A second but related point is the policy regime that the international financial institutions have championed in Pakistan over the past three decades. The claim that the Pakistani people will benefit from uninhibited flows of foreign capital and technology has amassed little evidence in its favour.
Throughout the tenure of Musharraf and Shaukat Aziz, Pakistan experienced an extraordinary influx of capital and new information technologies. The result was a temporary bubble of growth which burst, leaving in its wake sharpened inequality and an economy teetering on termite-ridden stilts. The global financial crisis followed soon after and made clear just how viable and pro-people the radical free market capitalist model is.There is no doubt that Pakistan needs to employ its unemployed millions and increase productivity across all sectors, but the trickle-down effects from foreign capital have yet to show themselves in most of the Third World. So instead, why should the Left in Pakistan not look at the experiments being attempted in Latin America which reject the neo-liberal paradigm and emphasise growth and integration strategies that put people and the environment first? It seems the logical thing to do.
Finally, and very crucially, the greatest problem facing Pakistan at the present time is not religious militancy, but fragmentation along ethnic lines.
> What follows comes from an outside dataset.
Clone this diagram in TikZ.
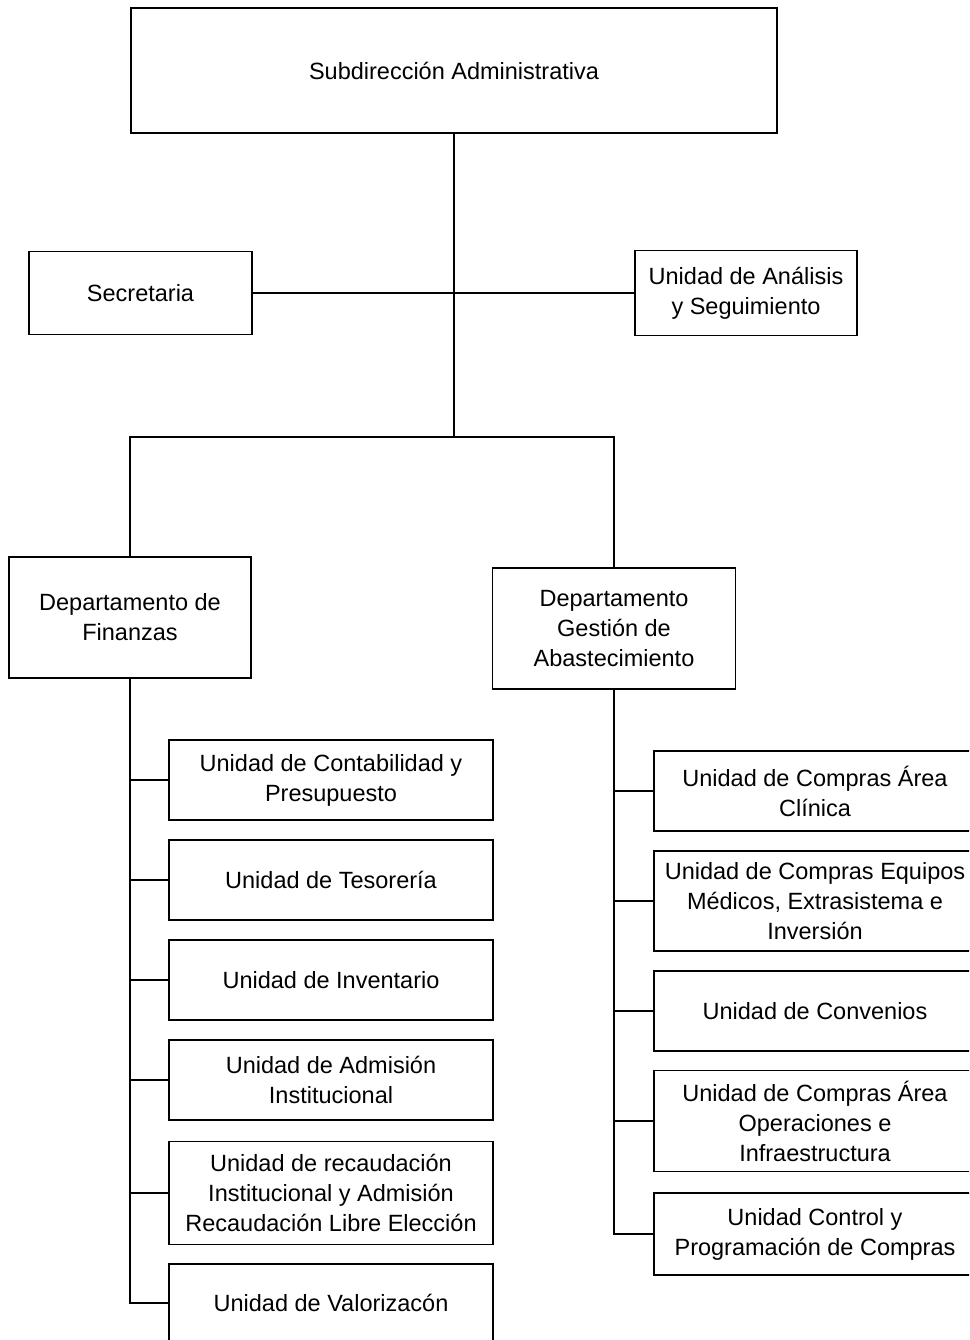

Balochistan is (still) burning and a wide cross-section of the Baloch people are increasingly drawn towards separatism. Sindhi nationalist sentiment, while currently muted because the PPP is in office, is nevertheless simmering below the surface. A large number of Pakhtuns view the unfolding civil war-like situation in Pakhtunkhwa as a war in which a conspiring and duplicitous state treats Pakhtuns as nothing more than pawns on its chessboard.
Historically the Left and ethnic-nationalists struggled together against the unitary state. Today, the Left — particularly in Punjab — must make clear its commitment to a new social contract in which all nations within the state of Pakistan are considered equal and given rights and resources accordingly.
Religious militancy is growing, yes. It is instilling hatred and violence and negating all that progressive forces want to see realised in Pakistan. However, I believe it is essential for the Left to move beyond the liberal refrain about the Islamists constituting an existential threat to the Pakistani state. Islamism has established roots in parts of Pakistani society largely because of its historic patronage by the military establishment. Today it sustains these roots because of continued support by the state, the presence of western troops in the region, and the end of imagination that afflicts society.
Military operations against people who have been alienated from the social and political mainstream will not reduce the appeal of radical Islamist ideology. We must focus on causes rather than react to symptoms: the ‘real enemy’, as Mr Siddiqi put it, is not religious militancy, rather, it is the militaristic state and its Islam-centric ideology, the nastiest but perfectly logical manifestation of which is the Taliban. The ‘New Left’ in Pakistan will do well to create consensus amongst progressive forces on these most basic of issues. However, the clear differences between Mr Siddiqi’s point of view and the one propounded here indicate that such a consensus might be difficult.
Those who, in Mr Siddiqi’s words, are not sure how they “feel about the word ‘Left’”, are unlikely to support a strongly anti-imperialist, anti-neoliberal programme. Unfortunately though, meaningful change is only possible if we travel this difficult path. There are no shortcuts.